Jillian Barker, Director of Learning and Participation, Royal Ballet and Opera explains: ‘Our vision is to work towards creativity for every child. At a time when arts education in schools is squeezed and specialist teachers are in decline, it is more important than ever to strive to reach more children and young people. We are redoubling efforts to offer high quality opportunities to any primary school in the country, inspiring children and building the creative confidence of teachers and opening the opportunity to discover ballet and opera. We are working to diversify young dancers and singers. And we want ROH to be a place of creative adventure, welcoming to all, particularly families.’

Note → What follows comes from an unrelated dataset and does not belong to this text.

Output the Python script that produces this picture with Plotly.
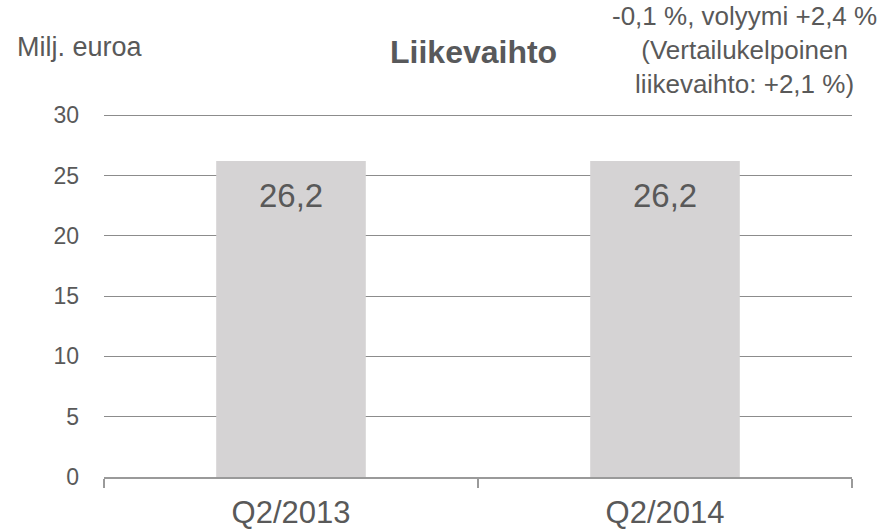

This Season, the Royal Ballet and Opera will continue to offer a range of programmes to enhance arts education, spark creativity, and improve access to the arts for all. These learning and community-based initiatives include:

  • Extending its flagship programme to reach more schools nationwide, offering free resources to help teachers and students be creatively confident in the classroom. This Season will also introduce new live streamed lessons into schools from the Companies and artists of the Royal Ballet and Opera.
  • The return of Create Day, a large single national school event, held in partnership with UNICEF RRSA UK (Rights Respecting Schools Alliance), bringing together 30,000 children in person and virtually in a celebration of everything they have learned.
  • Hosting seven Schools’ Matinees across the Season, giving children from across the UK the chance to experience a live production at the Royal Opera House with heavily discounted tickets and travel grants.
  • The Creative Exchange programme – partnerships with commonly underrepresented groups in the arts to create a collaborative performance piece representing different life experiences.
  • Growing the reach of its Chance to Dance programme, where the Royal Ballet and Opera partner with local dance and primary schools in areas with limited artistic provision to introduce young people to ballet.
  • The Youth Opera Company, where over 100 state school children have the chance to work with Royal Ballet and Opera artists, performing on the Main Stage in productions including Carmen and Hansel and Gretel.

The Royal Ballet and Opera also continues to invest in future talent and professional development through initiatives such as the specialist apprenticeship programme, which will see the number of participants double this Season. Remaining one of the largest employers of artistic professionals in the UK, the apprentices join 1,044 full or part time staff, 2,060 contractors who are consistently employed, and freelancers or commissioned staff.

The fostering of talent and diversity is also seen in our second Overture cohort in partnership with Black Lives in Music, beginning in Autumn 2024. The year-long mentorship by players in the Orchestra of the Royal Opera House is available to young musicians aged 18-25 from the global majority or other underrepresented backgrounds. The scheme provides support tailored to the participants’ individual needs, enhancing skill sets, insight and training in the classical music field.

The Royal Ballet and Opera also present 11 productions in 1500 cinemas across the globe next Season, including such beloved classics as Cinderella, The Nutcracker and The Marriage of Figaro and exciting new productions of The Tales of Hoffmann and Die Walküre. 

The 2024/2025 Season’s ambitious work contributes to the enduring influence of the Royal Ballet and Opera, with a recent study finding it has one of the largest economic impacts on the ACE’s National Portfolio. Whether it is welcoming audiences from across the globe to experience magic on its stages or inspiring creativity in classrooms across the UK, the Royal Ballet and Opera celebrates everything that the arts bring to UK society, looking boldly ahead to a new and exciting Season of world-class productions.